Nous rebroussons chemin et laissons derrière nous le bruit des machines. L'ascenseur nous conduit un étage plus haut. Les portes s'ouvrent sur un enchevêtrement de petites pièces séparées par des cloisons de verre. En zoomant, j'aperçois mon chimpanzé cyborg, Jim. 

Jones avance et déverrouille plusieurs sas. Nous pénétrons finalement dans une salle où il fait particulièrement froid, et elle m'invite à regarder la pièce adjacente à travers un hublot.

- Là, voici le bloc opératoire. C'est ici que tu as subi tes nombreuses interventions chirurgicales. 

J'ai beau essayer, je ne me rappelle de rien. Aucun souvenir ne me revient.

- Tu as vécu ici plusieurs mois, dans cette pièce où nous sommes. Tu étais branché de partout et au plus près du bloc, en cas de problème. Ton cœur s'est arrêté plusieurs fois. J'ai passé des heures à tes côtés en espérant que tu survivrais. Tu es un sacré miracle tu sais !

- J'imagine... Vous n'étiez pas seule sur ce projet tout de même ?

- Non, je ne maîtrisais pas tous les domaines nécessaires à moi toute seule. Je vais te présenter l'équipe.
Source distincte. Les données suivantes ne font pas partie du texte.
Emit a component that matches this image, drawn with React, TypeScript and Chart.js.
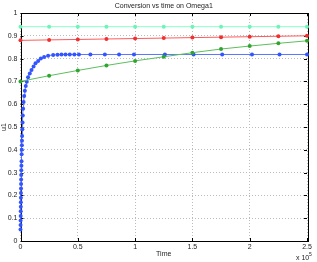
import React, { useEffect, useRef } from "react";
import { Chart, registerables } from "chart.js";

Chart.register(...registerables);

const titleText = "Conversion vs time on Omega1";
const xLabel = "Time";
const yLabel = "u1";
const xTicks = [0, 0.5, 1, 1.5, 2, 2.5];
const yTicks = [0, 0.1, 0.2, 0.3, 0.4, 0.5, 0.6, 0.7, 0.8, 0.9, 1];

// time in units of 1e5
const coarseTime = [0, 0.25, 0.5, 0.75, 1.0, 1.25, 1.5, 1.75, 2.0, 2.25, 2.5];
const cyanValues = [0.94, 0.94, 0.94, 0.94, 0.94, 0.94, 0.94, 0.94, 0.94, 0.94, 0.94];
const redValues = [0.88, 0.882, 0.884, 0.886, 0.888, 0.89, 0.892, 0.894, 0.896, 0.898, 0.9];
const greenValues = [0.7, 0.725, 0.748, 0.77, 0.79, 0.808, 0.826, 0.842, 0.855, 0.867, 0.878];

const blueTime = [
  0, 0.0005, 0.001, 0.0015, 0.002, 0.0025, 0.003, 0.0035, 0.004, 0.0045, 0.005, 0.0055,
  0.006, 0.007, 0.008, 0.009, 0.01, 0.011, 0.012, 0.013, 0.014, 0.016, 0.018, 0.02,
  0.023, 0.027, 0.032, 0.038, 0.046, 0.055, 0.066, 0.081, 0.096, 0.114, 0.131, 0.154,
  0.177, 0.206, 0.241, 0.285, 0.323, 0.358, 0.393, 0.43, 0.47, 0.51, 0.61, 0.736, 0.86,
  0.99, 1.26, 1.51, 1.76, 2.02, 2.26, 2.5,
];
const blueValues = [
  0.05, 0.07, 0.09, 0.11, 0.13, 0.15, 0.17, 0.19, 0.21, 0.23, 0.25, 0.27,
  0.29, 0.31, 0.33, 0.35, 0.38, 0.4, 0.42, 0.44, 0.46, 0.49, 0.52, 0.55,
  0.58, 0.61, 0.636, 0.659, 0.68, 0.699, 0.718, 0.735, 0.75, 0.765, 0.78, 0.79,
  0.8, 0.807, 0.813, 0.816, 0.817, 0.818, 0.818, 0.818, 0.818, 0.818, 0.818, 0.818, 0.818,
  0.818, 0.818, 0.818, 0.818, 0.818, 0.818, 0.818,
];

const FONT = "'Liberation Sans', Arial, sans-serif";

const pts = (xs: number[], ys: number[]) => xs.map((x, i) => ({ x, y: ys[i] }));

const boxPlugin = {
  id: "boxPlugin",
  beforeDatasetsDraw(chart: any) {
    const { ctx, chartArea } = chart;
    const { left, right, top, bottom } = chartArea;
    ctx.save();
    ctx.strokeStyle = "#000";
    ctx.lineWidth = 1;
    const xs = chart.scales.x;
    const ys = chart.scales.y;
    ctx.beginPath();
    xTicks.forEach((t) => {
      const px = Math.round(xs.getPixelForValue(t)) + 0.5;
      ctx.moveTo(px, bottom);
      ctx.lineTo(px, bottom - 3);
      ctx.moveTo(px, top);
      ctx.lineTo(px, top + 3);
    });
    yTicks.forEach((t) => {
      const py = Math.round(ys.getPixelForValue(t)) + 0.5;
      ctx.moveTo(left, py);
      ctx.lineTo(left + 3, py);
      ctx.moveTo(right, py);
      ctx.lineTo(right - 3, py);
    });
    ctx.stroke();
    ctx.strokeRect(Math.round(left) + 0.5, Math.round(top) + 0.5, Math.round(right - left), Math.round(bottom - top));
    ctx.restore();
  },
  afterDraw(chart: any) {
    const { ctx, chartArea } = chart;
    const { left, right } = chartArea;
    ctx.save();
    ctx.fillStyle = "#222";
    ctx.font = `7px ${FONT}`;
    ctx.textAlign = "center";
    ctx.textBaseline = "middle";
    ctx.fillText(titleText, (left + right) / 2, 6);
    ctx.textAlign = "left";
    ctx.fillText("x 10", 296, 258);
    ctx.font = `5px ${FONT}`;
    ctx.fillText("5", 309, 255);
    ctx.restore();
  },
};

export default function App() {
  const ref = useRef<HTMLCanvasElement | null>(null);
  useEffect(() => {
    document.body.style.margin = "0";
    if (!ref.current) return;
    const mk = (label: string, data: any[], line: string, point: string) => ({
      label,
      data,
      borderColor: line,
      backgroundColor: point,
      pointBackgroundColor: point,
      pointBorderColor: point,
      pointRadius: 2,
      pointBorderWidth: 0,
      borderWidth: 1,
      tension: 0,
      clip: 6,
    });
    const chart = new Chart(ref.current, {
      type: "line",
      data: {
        datasets: [
          mk("cyan", pts(coarseTime, cyanValues), "#8affcc", "#6cf5b4"),
          mk("red", pts(coarseTime, redValues), "#ff5a5a", "#f03030"),
          mk("green", pts(coarseTime, greenValues), "#5cbf5c", "#2fa52f"),
          mk("blue", pts(blueTime, blueValues), "#5a78ff", "#3355ff"),
        ],
      },
      options: {
        animation: false,
        responsive: false,
        maintainAspectRatio: false,
        layout: { padding: { top: 13, right: 10, left: 0, bottom: 0 } },
        plugins: {
          legend: { display: false },
          title: { display: false },
          tooltip: { enabled: false },
        },
        scales: {
          x: {
            type: "linear",
            min: 0,
            max: 2.5,
            afterBuildTicks: (s: any) => {
              s.ticks = xTicks.map((v) => ({ value: v }));
            },
            afterFit: (s: any) => {
              s.height = 21;
            },
            ticks: {
              color: "#222",
              font: { size: 7, family: FONT },
              padding: 2,
              maxRotation: 0,
              callback: (v: any) => String(v),
            },
            grid: { color: "#bbb", drawTicks: false, lineWidth: 1 },
            border: { display: false, dash: [1, 2] },
            title: {
              display: true,
              text: xLabel,
              color: "#222",
              font: { size: 7, family: FONT },
              padding: { top: 0, bottom: 4 },
            },
          },
          y: {
            type: "linear",
            min: 0,
            max: 1,
            afterBuildTicks: (s: any) => {
              s.ticks = yTicks.map((v) => ({ value: v }));
            },
            afterFit: (s: any) => {
              s.width = 20.5;
            },
            ticks: {
              color: "#222",
              font: { size: 7, family: FONT },
              padding: 3,
              callback: (v: any) => String(v),
            },
            grid: { color: "#bbb", drawTicks: false, lineWidth: 1 },
            border: { display: false, dash: [1, 2] },
            title: {
              display: true,
              text: yLabel,
              color: "#222",
              font: { size: 7, family: FONT },
              padding: 0,
            },
          },
        },
      },
      plugins: [boxPlugin],
    });
    return () => chart.destroy();
  }, []);
  return (
    <div style={{ width: 317, height: 262, background: "#fff" }}>
      <canvas ref={ref} width={317} height={262} style={{ width: 317, height: 262, display: "block" }} />
    </div>
  );
}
Elle m'attrape par le bras et m'entraîne d'un bureau à l'autre. Nous croisons plusieurs blouses blanches qui me saluent avec émotion. Deux sont notamment intervenues sur mon cas : Dr Vanck et Dr Stend. 
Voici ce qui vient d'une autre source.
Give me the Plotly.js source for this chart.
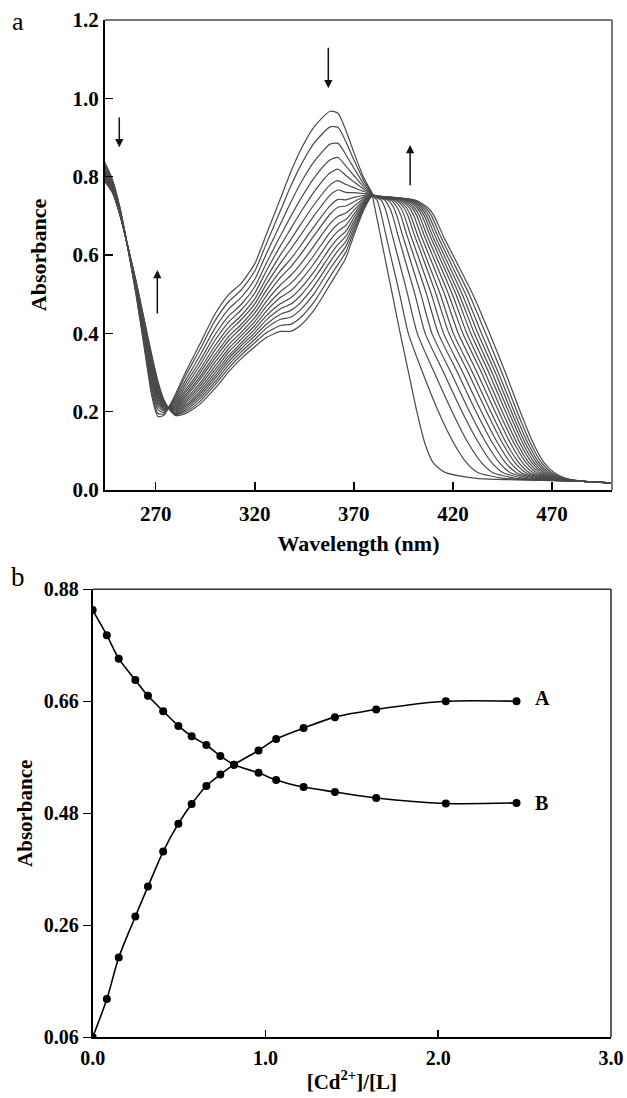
<!DOCTYPE html>
<html>
<head>
<meta charset="utf-8">
<script src="https://cdn.plot.ly/plotly-3.0.1.min.js"></script>
<style>html,body{margin:0;padding:0;background:#fff;}#chart{width:627px;height:1098px;}</style>
</head>
<body>
<div id="chart"></div>
<script>
// ---------- Panel a: UV-vis spectra ----------
// common wavelength grid (nm) for the short-wavelength / peak part of every spectrum
const wl = [244,248,252,256,260,264,268,271,274,277,280,285,292,300,307,313,320,326,333,338,343,350,358,362,366,370,375,379];
// absorbance of each spectrum on that grid (s00 = free ligand ... s17 = last addition)
const s00 = [.840,.795,.720,.615,.500,.370,.240,.188,.190,.215,.245,.300,.370,.450,.500,.527,.578,.655,.745,.810,.867,.928,.967,.962,.918,.862,.797,.760];
const s01 = [.836,.792,.718,.616,.503,.376,.250,.196,.194,.214,.240,.291,.356,.433,.482,.510,.559,.631,.714,.774,.827,.886,.927,.926,.889,.843,.790,.759];
const s02 = [.831,.788,.716,.616,.507,.383,.260,.206,.198,.213,.235,.280,.341,.414,.463,.491,.538,.605,.680,.733,.782,.839,.883,.885,.856,.822,.781,.758];
const s03 = [.826,.785,.714,.616,.510,.390,.269,.214,.202,.212,.230,.271,.327,.397,.445,.473,.519,.581,.650,.697,.742,.797,.843,.849,.827,.803,.774,.757];
const s04 = [.822,.783,.713,.617,.512,.395,.277,.221,.205,.211,.226,.263,.316,.383,.430,.459,.503,.561,.624,.666,.708,.762,.810,.819,.803,.787,.768,.756];
const s05 = [.819,.780,.712,.617,.515,.400,.285,.227,.208,.211,.222,.255,.305,.369,.416,.445,.488,.542,.601,.638,.677,.729,.779,.790,.780,.772,.762,.756];
const s06 = [.816,.778,.710,.617,.517,.404,.291,.233,.210,.210,.218,.249,.296,.358,.405,.434,.475,.527,.580,.614,.650,.701,.753,.766,.760,.759,.757,.755];
const s07 = [.813,.776,.709,.618,.519,.408,.297,.238,.213,.210,.215,.243,.287,.346,.393,.422,.463,.511,.560,.589,.623,.673,.726,.742,.741,.747,.752,.755];
const s08 = [.810,.774,.708,.618,.521,.412,.303,.243,.215,.209,.212,.238,.280,.337,.383,.413,.452,.497,.543,.569,.601,.650,.704,.722,.725,.736,.748,.754];
const s09 = [.808,.772,.707,.618,.523,.416,.308,.248,.217,.209,.209,.232,.271,.327,.372,.402,.440,.483,.524,.547,.576,.624,.680,.699,.707,.724,.744,.754];
const s10 = [.805,.771,.706,.619,.525,.419,.314,.252,.219,.208,.207,.227,.264,.317,.362,.393,.430,.470,.507,.527,.554,.600,.658,.679,.691,.714,.740,.753];
const s11 = [.803,.769,.705,.619,.526,.422,.318,.256,.221,.208,.204,.222,.257,.308,.353,.384,.420,.458,.492,.508,.534,.579,.638,.661,.676,.704,.736,.753];
const s12 = [.801,.767,.704,.619,.528,.425,.323,.260,.223,.207,.202,.217,.250,.300,.344,.375,.411,.446,.476,.490,.514,.558,.618,.643,.661,.695,.732,.752];
const s13 = [.799,.766,.703,.619,.529,.428,.327,.264,.225,.207,.199,.213,.244,.292,.337,.368,.402,.435,.463,.474,.496,.540,.600,.627,.648,.686,.729,.752];
const s14 = [.797,.765,.703,.619,.531,.431,.331,.268,.227,.206,.197,.209,.238,.285,.329,.360,.394,.424,.449,.458,.478,.521,.583,.611,.635,.678,.726,.751];
const s15 = [.795,.763,.702,.620,.532,.434,.336,.271,.228,.206,.195,.204,.232,.277,.321,.352,.385,.414,.436,.441,.460,.502,.565,.594,.622,.669,.722,.751];
const s16 = [.792,.762,.701,.620,.533,.437,.340,.276,.230,.205,.193,.200,.225,.269,.312,.344,.376,.402,.420,.423,.440,.481,.545,.576,.608,.660,.719,.750];
const s17 = [.790,.760,.700,.620,.535,.440,.345,.280,.232,.205,.190,.195,.218,.260,.303,.335,.366,.390,.405,.405,.420,.460,.525,.558,.593,.650,.715,.750];

// long-wavelength edge: absorbance levels and the wavelength (nm) where each spectrum crosses them
const edgeLevels = [0.75,0.74,0.72,0.70,0.65,0.60,0.50,0.40,0.30,0.20,0.12,0.07,0.045,0.03];
const r00 = [379.4,379.8,380.6,381.4,383.4,385.4,389.4,393.4,397.6,401.8,405.8,410.0,416.0,432.0];
const r01 = [379.7,381.7,383.0,384.0,386.2,388.5,393.1,397.5,404.7,412.7,420.4,426.8,432.5,445.5];
const r02 = [380.1,383.8,385.7,386.9,389.4,392.0,397.1,402.0,410.6,419.6,427.7,434.4,440.0,451.6];
const r03 = [380.4,385.7,388.1,389.6,392.3,395.1,400.8,406.0,415.3,424.6,433.0,439.6,445.1,455.8];
const r04 = [380.7,387.3,390.2,391.7,394.6,397.7,403.8,409.4,419.0,428.4,436.8,443.4,448.8,458.8];
const r05 = [380.9,388.8,392.0,393.8,396.8,400.1,406.7,412.6,422.3,431.7,440.0,446.5,451.9,461.3];
const r06 = [381.2,390.1,393.7,395.5,398.7,402.2,409.1,415.3,425.0,434.4,442.6,449.0,454.3,463.3];
const r07 = [381.4,391.4,395.3,397.3,400.6,404.3,411.5,418.0,427.7,437.0,445.0,451.3,456.6,465.2];
const r08 = [381.5,392.4,396.6,398.7,402.2,406.0,413.6,420.2,429.9,439.1,446.9,453.2,458.4,466.7];
const r09 = [381.7,393.6,398.1,400.3,403.9,407.9,415.8,422.7,432.2,441.3,449.0,455.1,460.3,468.3];
const r10 = [381.9,394.6,399.4,401.8,405.5,409.6,417.8,425.0,434.4,443.2,450.8,456.9,462.0,469.7];
const r11 = [382.1,395.6,400.6,403.1,406.9,411.2,419.7,427.0,436.2,444.9,452.3,458.3,463.5,470.8];
const r12 = [382.2,396.6,401.9,404.4,408.4,412.7,421.5,429.0,438.1,446.6,453.8,459.8,464.9,472.0];
const r13 = [382.4,397.4,402.9,405.6,409.6,414.1,423.1,430.8,439.7,448.1,455.2,461.0,466.1,473.0];
const r14 = [382.5,398.2,404.0,406.7,410.9,415.5,424.7,432.6,441.4,449.5,456.5,462.3,467.3,474.0];
const r15 = [382.7,399.1,405.1,407.9,412.2,416.9,426.4,434.4,442.9,450.9,457.8,463.4,468.5,474.9];
const r16 = [382.8,400.1,406.3,409.2,413.6,418.4,428.2,436.5,444.7,452.4,459.1,464.7,469.7,476.0];
const r17 = [383.0,401.0,407.5,410.5,415.0,420.0,430.0,438.5,446.5,454.0,460.5,466.0,471.0,477.0];
// common baseline tail
const tailWl  = [486, 500];
const tailAbs = [0.022, 0.018];

const wlTicks = [270, 320, 370, 420, 470];
const absTicks = [0, 0.2, 0.4, 0.6, 0.8, 1.0, 1.2];

// ---------- Panel b: titration ----------
const ratio = [0, 0.082, 0.151, 0.247, 0.320, 0.408, 0.496, 0.573, 0.658, 0.739, 0.818, 0.960, 1.062, 1.221, 1.402, 1.641, 2.044, 2.453];
const seriesA = [0.060, 0.130, 0.206, 0.281, 0.336, 0.400, 0.451, 0.487, 0.520, 0.541, 0.559, 0.585, 0.606, 0.626, 0.646, 0.660, 0.675, 0.675];
const seriesB = [0.842, 0.796, 0.753, 0.714, 0.685, 0.657, 0.630, 0.611, 0.595, 0.575, 0.559, 0.544, 0.531, 0.518, 0.509, 0.498, 0.488, 0.489];
const ratioTicks = [0, 1, 2, 3];
const absTickPos2 = [0.06, 0.265, 0.47, 0.675, 0.88];
const absTickText2 = ['0.06', '0.26', '0.48', '0.66', '0.88'];

const leftParts  = [s00,s01,s02,s03,s04,s05,s06,s07,s08,s09,s10,s11,s12,s13,s14,s15,s16,s17];
const rightParts = [r00,r01,r02,r03,r04,r05,r06,r07,r08,r09,r10,r11,r12,r13,r14,r15,r16,r17];

const serif = 'Liberation Serif, Times New Roman, serif';
const traces = [];
leftParts.forEach((s, i) => {
  traces.push({
    type: 'scatter', mode: 'lines', xaxis: 'x', yaxis: 'y',
    x: wl.concat(rightParts[i], tailWl),
    y: s.concat(edgeLevels, tailAbs),
    line: {color: '#4a4a4a', width: 1.2, shape: 'spline', smoothing: 0.6},
    hoverinfo: 'skip'
  });
});
traces.push({
  type: 'scatter', mode: 'lines+markers', xaxis: 'x2', yaxis: 'y2',
  x: ratio, y: seriesA, name: 'A',
  line: {color: '#000', width: 1.6, shape: 'spline', smoothing: 0.8},
  marker: {color: '#000', size: 8}
});
traces.push({
  type: 'scatter', mode: 'lines+markers', xaxis: 'x2', yaxis: 'y2',
  x: ratio, y: seriesB, name: 'B',
  line: {color: '#000', width: 1.6, shape: 'spline', smoothing: 0.8},
  marker: {color: '#000', size: 8}
});

const tickFontA = {family: serif, size: 21, color: '#000', weight: 700};
const tickFontB = {family: serif, size: 20, color: '#000', weight: 700};
const titleFont = {family: serif, size: 22, color: '#000', weight: 700};

function arrow(x, yTip, yTail) {
  return {xref: 'x', yref: 'y', axref: 'x', ayref: 'y', x: x, y: yTip, ax: x, ay: yTail,
          text: '', showarrow: true, arrowhead: 2, arrowsize: 1.1, arrowwidth: 1.5,
          arrowcolor: '#111', standoff: 0, startstandoff: 0};
}

const layout = {
  width: 627, height: 1098,
  margin: {l: 0, r: 0, t: 0, b: 0},
  paper_bgcolor: '#fff', plot_bgcolor: '#fff',
  showlegend: false,
  xaxis: {
    domain: [0.1675, 0.9761], anchor: 'y', range: [244.4, 500.3],
    tickvals: wlTicks, ticks: 'inside', ticklen: 8, tickwidth: 1.5, tickcolor: '#000',
    showline: true, linecolor: '#000', linewidth: 2, mirror: false,
    showgrid: false, zeroline: false, tickfont: tickFontA, ticklabelstandoff: 4,
    title: {text: 'Wavelength (nm)', font: titleFont, standoff: 10}
  },
  yaxis: {
    domain: [0.5537, 0.9818], anchor: 'x', range: [0, 1.2],
    tickvals: absTicks, tickformat: '.1f', ticks: 'inside', ticklen: 8, tickwidth: 1.5, tickcolor: '#000',
    showline: true, linecolor: '#000', linewidth: 2, mirror: false,
    showgrid: false, zeroline: false, tickfont: tickFontA,
    title: {text: 'Absorbance', font: titleFont, standoff: 20}
  },
  xaxis2: {
    domain: [0.1478, 0.9745], anchor: 'y2', range: [0, 3],
    tickvals: ratioTicks, tickformat: '.1f', ticks: 'inside', ticklen: 7, tickwidth: 1.5, tickcolor: '#000',
    showline: true, linecolor: '#000', linewidth: 2, mirror: false,
    showgrid: false, zeroline: false, tickfont: tickFontB, ticklabelstandoff: 2,
    title: {text: '[Cd<sup>2+</sup>]/[L]', font: {family: serif, size: 21, color: '#000', weight: 700}, standoff: 6}
  },
  yaxis2: {
    domain: [0.05528, 0.4633], anchor: 'x2', range: [0.06, 0.88],
    tickvals: absTickPos2, ticktext: absTickText2, ticks: 'outside', ticklen: 8, tickwidth: 1.5, tickcolor: '#000',
    showline: true, linecolor: '#000', linewidth: 2, mirror: false,
    showgrid: false, zeroline: false, tickfont: tickFontB,
    title: {text: 'Absorbance', font: {family: serif, size: 21, color: '#000', weight: 700}, standoff: 5}
  },
  shapes: [
    {type: 'line', xref: 'x domain', yref: 'y domain', x0: 0, x1: 1, y0: 1, y1: 1, line: {color: '#777', width: 2}},
    {type: 'line', xref: 'x domain', yref: 'y domain', x0: 1, x1: 1, y0: 0, y1: 1, line: {color: '#777', width: 2}},
    {type: 'line', xref: 'x2 domain', yref: 'y2 domain', x0: 0, x1: 1, y0: 1, y1: 1, line: {color: '#333', width: 1.6}},
    {type: 'line', xref: 'x2 domain', yref: 'y2 domain', x0: 1, x1: 1, y0: 0, y1: 1, line: {color: '#333', width: 1.6}}
  ],
  annotations: [
    {xref: 'paper', yref: 'paper', x: 0.028, y: 0.980, text: 'a', showarrow: false,
     font: {family: serif, size: 26, color: '#000'}, xanchor: 'center', yanchor: 'middle'},
    {xref: 'paper', yref: 'paper', x: 0.029, y: 0.4745, text: 'b', showarrow: false,
     font: {family: serif, size: 27, color: '#000'}, xanchor: 'center', yanchor: 'middle'},
    arrow(251.6, 0.875, 0.955),
    arrow(270.8, 0.562, 0.447),
    arrow(357.1, 1.026, 1.133),
    arrow(398.4, 0.881, 0.774),
    {xref: 'x2', yref: 'y2', x: 2.55, y: 0.681, text: 'A', showarrow: false, xanchor: 'left', yanchor: 'middle',
     font: {family: serif, size: 20, color: '#000', weight: 700}},
    {xref: 'x2', yref: 'y2', x: 2.55, y: 0.489, text: 'B', showarrow: false, xanchor: 'left', yanchor: 'middle',
     font: {family: serif, size: 20, color: '#000', weight: 700}}
  ]
};

Plotly.newPlot('chart', traces, layout, {staticPlot: true, displayModeBar: false});
</script>
</body>
</html>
Un peu plus loin, j'aperçois un médecin qui semble affairé. Il a accroché plusieurs radios sur un écran blanc et observe les os avec attention. Jones l'interrompt dans son travail d'une voix joviale :

- Bonjour Charles. C'est le grand jour, Eden découvre le labo.

L'homme au cheveux poivre et sel se tourne vers nous. Il semble avoir un peu moins de cinquante ans. De grandes lunettes carrées lui donnent un air intello et froid, mais son sourire franc suffit à me le rendre sympathique.

- Bonjour Eden, content de te voir sur pieds, lance-t-il en me serrant la main vigoureusement.

- Merci, c'est un plaisir de vous rencontrer, docteur... 

Je laisse ma phrase en suspension, ne sachant pas comment je dois le nommer. Jones poursuit tranquillement :

- Charles est chirurgien dans cet hôpital depuis trente ans, et c'est lui qui a créé cette unité de recherches. Tu lui dois beaucoup, il a pratiqué lui-même la majeure partie des interventions à partir de mes travaux. Tu peux l'appeler Charles, c'est plus simple car nous portons le même nom.

- Docteur Jones ?!

- Eh oui Eden, poursuit-elle, je te présente le deuxième docteur Jones. Mon mari.